» **Exercise aim**: List each line in which the string "React" appears.

» **Supplied records**:
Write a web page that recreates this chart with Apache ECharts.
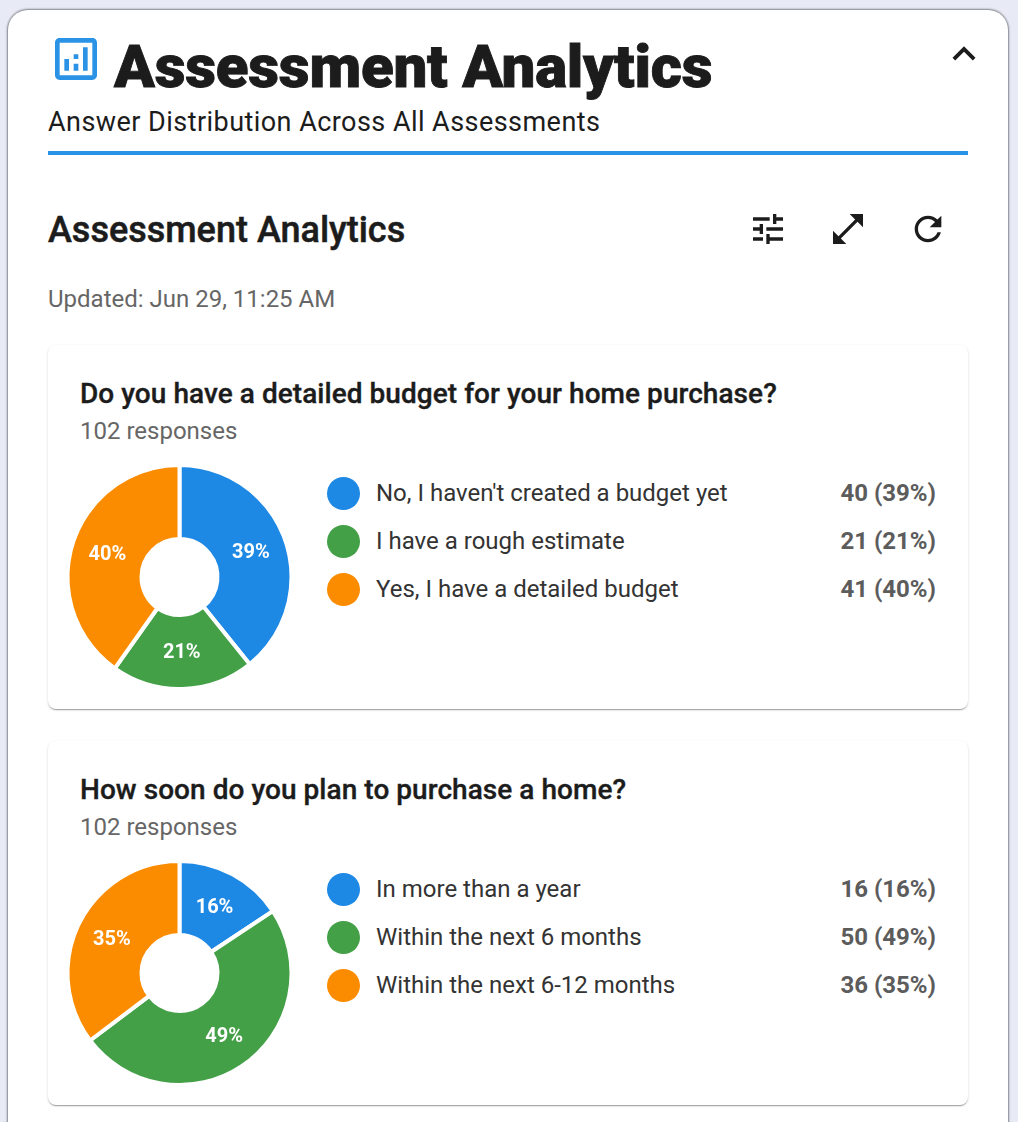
<!DOCTYPE html>
<html>
<head>
<meta charset="utf-8">
<title>Assessment Analytics</title>
<script src="https://cdn.jsdelivr.net/npm/echarts@6/dist/echarts.min.js"></script>
<style>
  html, body { margin: 0; height: 1122px; overflow: hidden; background: #e8eaf6; font-family: Roboto, sans-serif; color: #1c1c1c; }
  .panel { position: absolute; left: 8px; top: 10px; width: 1000px; height: 1200px; background: #fff; border-radius: 20px; box-shadow: 0 0 2px 1px rgba(0,0,0,.45); }
  .abs { position: absolute; white-space: nowrap; }
  svg.abs { fill: #1c1c1c; }
  .head { left: 106px; top: 22px; font-size: 60px; line-height: 70px; font-weight: 900; letter-spacing: -0.2px; -webkit-text-stroke: 0.9px #1c1c1c; }
  .sub { left: 40px; top: 94px; font-size: 27px; line-height: 36px; letter-spacing: 0.45px; }
  .rule { position: absolute; left: 40px; top: 141px; width: 920px; height: 4px; background: #2a93e6; }
  .h2 { left: 40px; top: 198px; font-size: 36px; line-height: 44px; font-weight: 500; -webkit-text-stroke: 0.5px #1c1c1c; }
  .updated { left: 40px; top: 274px; font-size: 24px; line-height: 30px; color: #666; }
  .card { position: absolute; left: 40px; width: 920px; height: 364px; background: #fff; border-radius: 8px; box-shadow: 0 2px 1px -1px rgba(0,0,0,.2), 0 1px 1px rgba(0,0,0,.14), 0 1px 3px rgba(0,0,0,.12); }
  .q { left: 32px; top: 31px; font-size: 28px; line-height: 36px; font-weight: 500; letter-spacing: 0.05px; -webkit-text-stroke: 0.35px #1c1c1c; }
  .n { left: 32px; top: 70px; font-size: 24px; line-height: 32px; color: #666; }
  .pie { position: absolute; left: 12px; top: 112px; width: 240px; height: 240px; }
  .dot { position: absolute; left: 279px; width: 33px; height: 33px; border-radius: 50%; }
  .lab { left: 328px; font-size: 24px; line-height: 32px; color: #333; letter-spacing: 0; }
  .val { right: 32px; font-size: 24px; line-height: 32px; font-weight: 700; color: #5c5c5c; }
</style>
</head>
<body>
<div class="panel" id="panel">
  <svg class="abs" style="left:40px;top:21px;fill:#2a93e6" width="56" height="56" viewBox="0 0 24 24"><path d="M19 3H5c-1.1 0-2 .9-2 2v14c0 1.1.9 2 2 2h14c1.1 0 2-.9 2-2V5c0-1.1-.9-2-2-2zm0 16H5V5h14v14zM7 12h2v5H7zM15 7h2v10h-2zM11 14h2v3h-2zM11 10h2v2h-2z"/></svg>
  <div class="abs head">Assessment Analytics</div>
  <svg class="abs" style="left:933px;top:21px" width="46" height="46" viewBox="0 0 24 24"><path d="M12 8l-6 6 1.41 1.41L12 10.83l4.59 4.58L18 14z"/></svg>
  <div class="abs sub">Answer Distribution Across All Assessments</div>
  <div class="rule"></div>
  <div class="abs h2">Assessment Analytics</div>
  <svg class="abs" style="left:740px;top:199px" width="40" height="40" viewBox="0 0 24 24"><path d="M3 17v2h6v-2H3zM3 5v2h10V5H3zm10 16v-2h8v-2h-8v-2h-2v6h2zM7 9v2H3v2h4v2h2V9H7zm14 4v-2H11v2h10zm-6-4h2V7h4V5h-4V3h-2v6z"/></svg>
  <svg class="abs" style="left:820px;top:199px" width="40" height="40" viewBox="0 0 24 24"><path d="M21 11V3h-8l3.29 3.29-10 10L3 13v8h8l-3.29-3.29 10-10z"/></svg>
  <svg class="abs" style="left:900px;top:199px" width="40" height="40" viewBox="0 0 24 24"><path d="M17.65 6.35C16.2 4.9 14.21 4 12 4c-4.42 0-7.99 3.58-7.99 8s3.57 8 7.99 8c3.73 0 6.84-2.55 7.73-6h-2.08c-.82 2.33-3.04 4-5.65 4-3.31 0-6-2.69-6-6s2.69-6 6-6c1.66 0 3.14.69 4.22 1.78L13 11h7V4l-2.35 2.35z"/></svg>
  <div class="abs updated">Updated: Jun 29, 11:25 AM</div>
</div>
<script>
const sliceColors = ["#1e88e5", "#43a047", "#fb8c00"];

const budgetQuestion = "Do you have a detailed budget for your home purchase?";
const budgetAnswers = ["No, I haven't created a budget yet", "I have a rough estimate", "Yes, I have a detailed budget"];
const budgetCounts = [40, 21, 41];

const timingQuestion = "How soon do you plan to purchase a home?";
const timingAnswers = ["In more than a year", "Within the next 6 months", "Within the next 6-12 months"];
const timingCounts = [16, 50, 36];

function addCard(top, question, answers, counts) {
  const total = counts.reduce((a, b) => a + b, 0);
  const pct = (v) => Math.round((v / total) * 100);
  const card = document.createElement("div");
  card.className = "card";
  card.style.top = top + "px";
  let html = `<div class="abs q">${question}</div><div class="abs n">${total} responses</div><div class="pie"></div>`;
  answers.forEach((name, i) => {
    const y = 132 + i * 48;
    html += `<div class="dot" style="top:${y}px;background:${sliceColors[i]}"></div>`;
    html += `<div class="abs lab" style="top:${y}px">${name}</div>`;
    html += `<div class="abs val" style="top:${y}px">${counts[i]} (${pct(counts[i])}%)</div>`;
  });
  card.innerHTML = html;
  document.getElementById("panel").appendChild(card);

  const chart = echarts.init(card.querySelector(".pie"), null, { renderer: "canvas" });
  chart.setOption({
    animation: false,
    color: sliceColors,
    series: [{
      type: "pie",
      center: [119.5, 120],
      radius: [38, 112],
      startAngle: 90,
      clockwise: true,
      itemStyle: { borderColor: "#fff", borderWidth: 4 },
      label: {
        position: "inside",
        formatter: (p) => pct(p.value) + "%",
        color: "#fff",
        fontFamily: "Roboto",
        fontSize: 20,
        fontWeight: 700,
      },
      labelLine: { show: false },
      // labels sit a little closer to the hole than ECharts' mid-radius
      labelLayout: (p) => ({
        dx: -(p.rect.x + p.rect.width / 2 - 119.5) * 0.04,
        dy: 1 - (p.rect.y + p.rect.height / 2 - 120) * 0.04,
      }),
      data: answers.map((name, i) => ({ name, value: counts[i] })),
    }],
  });
}

addCard(335, budgetQuestion, budgetAnswers, budgetCounts);
addCard(731, timingQuestion, timingAnswers, timingCounts);
</script>
</body>
</html>
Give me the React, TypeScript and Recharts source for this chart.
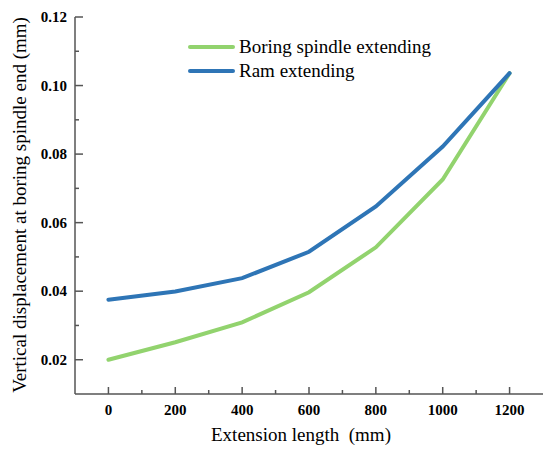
import React from 'react';
import { LineChart, Line, XAxis, YAxis, Label } from 'recharts';

// values
const extension = [0, 200, 400, 600, 800, 1000, 1200];
const boringSpindle = [0.02, 0.0251, 0.0309, 0.0397, 0.0528, 0.0726, 0.1036];
const ramExtending = [0.0375, 0.0399, 0.0438, 0.0515, 0.0647, 0.0822, 0.1036];

const xMajorTicks = [0, 200, 400, 600, 800, 1000, 1200];
const xMinorTicks = [100, 300, 500, 700, 900, 1100];
const yMajorTicks = [0.02, 0.04, 0.06, 0.08, 0.1, 0.12];
const yMinorTicks = [0.03, 0.05, 0.07, 0.09, 0.11];

const seriesNames = ['Boring spindle extending', 'Ram extending'];
const seriesColors = ['#92d36e', '#2e75b6'];

const data = extension.map((x, i) => ({
  x,
  boring: boringSpindle[i],
  ram: ramExtending[i],
}));

const serif = { fontFamily: 'Liberation Serif' };
const AXIS = '#555555';

const XTick = (props: any) => {
  const { x, y, payload } = props;
  const major = xMajorTicks.includes(payload.value);
  return (
    <g>
      <line x1={x} x2={x} y1={y} y2={y - (major ? 7 : 4)} stroke={AXIS} strokeWidth={1.5} />
      {major && (
        <text x={x} y={y + 21} textAnchor="middle" style={{ ...serif, fontWeight: 700, fontSize: 15 }} fill="#000">
          {payload.value}
        </text>
      )}
    </g>
  );
};

const YTick = (props: any) => {
  const { x, y, payload } = props;
  const major = yMajorTicks.some((t) => Math.abs(t - payload.value) < 1e-9);
  return (
    <g>
      <line x1={x} x2={x + (major ? 8 : 4)} y1={y} y2={y} stroke={AXIS} strokeWidth={1.5} />
      {major && (
        <text x={x - 8} y={y + 5} textAnchor="end" style={{ ...serif, fontWeight: 700, fontSize: 15 }} fill="#000">
          {payload.value.toFixed(2)}
        </text>
      )}
    </g>
  );
};

export default function App() {
  const xTicks = [...xMajorTicks, ...xMinorTicks].sort((a, b) => a - b);
  const yTicks = [...yMajorTicks, ...yMinorTicks].sort((a, b) => a - b);

  return (
    <div style={{ position: 'absolute', left: 0, top: 0 }}>
      <LineChart width={550} height={456} data={data} margin={{ top: 17, right: 7, left: 0, bottom: 0 }}>
        <XAxis
          dataKey="x"
          type="number"
          domain={[-100, 1300]}
          ticks={xTicks}
          interval={0}
          tickSize={0}
          tickMargin={0}
          tickLine={false}
          tick={(p: any) => <XTick {...p} />}
          height={62}
          axisLine={{ stroke: AXIS, strokeWidth: 1.5 }}
        >
          <Label
            content={() => (
              <text x={301} y={441} textAnchor="middle" style={{ ...serif, fontSize: 19, whiteSpace: 'pre' }} fill="#000">
                Extension length  (mm)
              </text>
            )}
          />
        </XAxis>
        <XAxis
          xAxisId="top"
          orientation="top"
          type="number"
          domain={[-100, 1300]}
          height={0}
          tick={false}
          tickLine={false}
          axisLine={{ stroke: AXIS, strokeWidth: 1.5 }}
        />
        <YAxis
          type="number"
          domain={[0.01, 0.12]}
          ticks={yTicks}
          interval={0}
          tickSize={0}
          tickMargin={0}
          tickLine={false}
          tick={(p: any) => <YTick {...p} />}
          width={75}
          axisLine={{ stroke: AXIS, strokeWidth: 1.5 }}
        >
          <Label
            content={() => (
              <text
                x={26}
                y={205}
                transform="rotate(-90 26 205)"
                textAnchor="middle"
                style={{ ...serif, fontSize: 19 }}
                fill="#000"
              >
                Vertical displacement at boring spindle end (mm)
              </text>
            )}
          />
        </YAxis>
        <YAxis
          yAxisId="right"
          orientation="right"
          type="number"
          domain={[0.01, 0.12]}
          width={0}
          tick={false}
          tickLine={false}
          axisLine={{ stroke: AXIS, strokeWidth: 1.5 }}
        />
        <Line
          type="linear"
          dataKey="boring"
          name={seriesNames[0]}
          stroke={seriesColors[0]}
          strokeWidth={4}
          strokeLinecap="round"
          dot={false}
          isAnimationActive={false}
        />
        <Line
          type="linear"
          dataKey="ram"
          name={seriesNames[1]}
          stroke={seriesColors[1]}
          strokeWidth={4}
          strokeLinecap="round"
          dot={false}
          isAnimationActive={false}
        />
      </LineChart>
      {/* legend drawn as an overlay so it does not shrink the plot */}
      <svg width={550} height={456} style={{ position: 'absolute', left: 0, top: 0, pointerEvents: 'none' }}>
        {seriesNames.map((name, i) => (
          <g key={name}>
            <line x1={190} x2={233} y1={47 + i * 24} y2={47 + i * 24} stroke={seriesColors[i]} strokeWidth={4} strokeLinecap="round" />
            <text x={239} y={53 + i * 24} style={{ ...serif, fontSize: 19 }} fill="#000">
              {name}
            </text>
          </g>
        ))}
      </svg>
    </div>
  );
}
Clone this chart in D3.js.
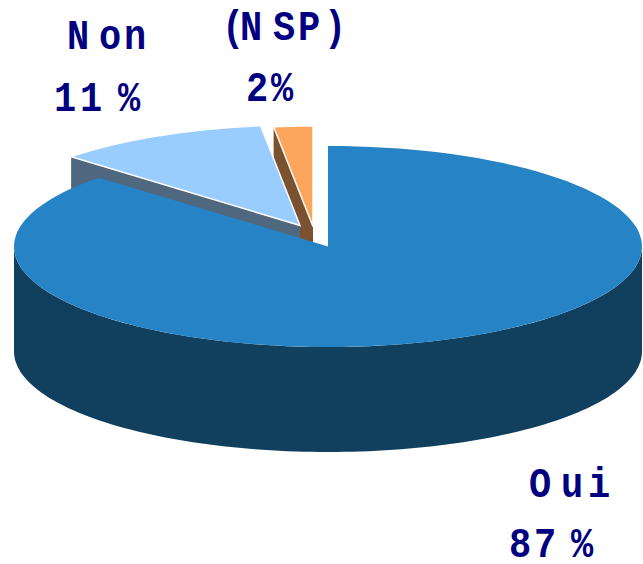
<!DOCTYPE html>
<html lang="en">
<head>
    <meta charset="UTF-8">
    <title>Oui / Non / NSP</title>
    <script src="https://d3js.org/d3.v7.min.js"></script>
    <style>
        html, body { margin: 0; padding: 0; background: #fff; }
        svg { display: block; }
        .label {
            font-family: "Liberation Mono", monospace;
            font-weight: bold;
            font-size: 42px;
            fill: #000080;
        }
    </style>
</head>
<body>
    <svg width="643" height="564"></svg>

    <script>
        // Values as printed on the chart
        const categories = ["Oui", "Non", "(NSP)"];
        const values = [87, 11, 2];
        const percentLabels = ["87 %", "11 %", "2%"];

        // Colours per slice
        const topColors = ["#2583c6", "#99ccff", "#fba55d"];
        const wallColors = ["#11405f", "#4f6880", "#7b5230"];

        // How far each slice is pulled out of the pie
        const explode = [[0, 0], [-28, -21], [-15, -20]];

        // Letter positions and baselines, the labels are widely spaced
        const nameX = [[529, 561, 588], [67, 99, 124], [222, 240, 273, 298, 324]];
        const nameY = [497, 49, 40];
        const pctX = [[509, 534, 555, 571], [54, 80, 102, 118], [246, 271]];
        const pctY = [557, 111, 101];

        const svg = d3.select("svg");
        const depth = 105;
        const textScale = 0.88;

        // Unit circle to screen ellipse
        const x = d3.scaleLinear().domain([-1, 1]).range([14, 642]);
        const y = d3.scaleLinear().domain([-1, 1]).range([146, 347]);

        const slices = d3.pie().sort(null)(values);
        const line = d3.line();

        // Point on the rim for a clockwise angle from 12 o'clock
        const rim = (a, i) => [
            x(Math.sin(a)) + explode[i][0],
            y(-Math.cos(a)) + explode[i][1]
        ];
        const apex = i => [x(0) + explode[i][0], y(0) + explode[i][1]];
        const down = p => [p[0], p[1] + depth];
        const arcPts = (a0, a1, i) =>
            d3.range(0, 121).map(k => rim(a0 + (a1 - a0) * k / 120, i));

        // Far slices first, the big one last so it hides their walls
        [2, 1, 0].forEach(i => {
            const s = slices[i];
            const g = svg.append("g");

            if (i === 0) {
                // Outer wall, only the part facing the viewer
                const front = arcPts(Math.PI / 2, 3 * Math.PI / 2, i);
                g.append("path")
                    .attr("d", line(front.concat(front.map(down).reverse())) + "Z")
                    .attr("fill", wallColors[i]);
            } else {
                // Cut face along the slice's left edge
                const p = rim(s.startAngle, i);
                const c = apex(i);
                g.append("path")
                    .attr("d", line([p, c, down(c), down(p)]) + "Z")
                    .attr("fill", wallColors[i]);
            }

            g.append("path")
                .attr("d", line([apex(i)].concat(arcPts(s.startAngle, s.endAngle, i))) + "Z")
                .attr("fill", topColors[i])
                .attr("stroke", i === 0 ? "none" : "#fff")
                .attr("stroke-width", 1.5);
        });

        // Labels, narrowed a little because the original letters are tall
        const addLabel = (txt, xs, yy) => svg.append("text")
            .attr("class", "label")
            .attr("transform", `scale(${textScale},1)`)
            .attr("x", xs.map(v => v / textScale).join(" "))
            .attr("y", yy)
            .text(txt);

        categories.forEach((c, i) => {
            addLabel(c, nameX[i], nameY[i]);
            addLabel(percentLabels[i], pctX[i], pctY[i]);
        });
    </script>
</body>
</html>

» **Response for this exercise**:
Give me the React, TypeScript and Recharts source for this chart.
import React from 'react';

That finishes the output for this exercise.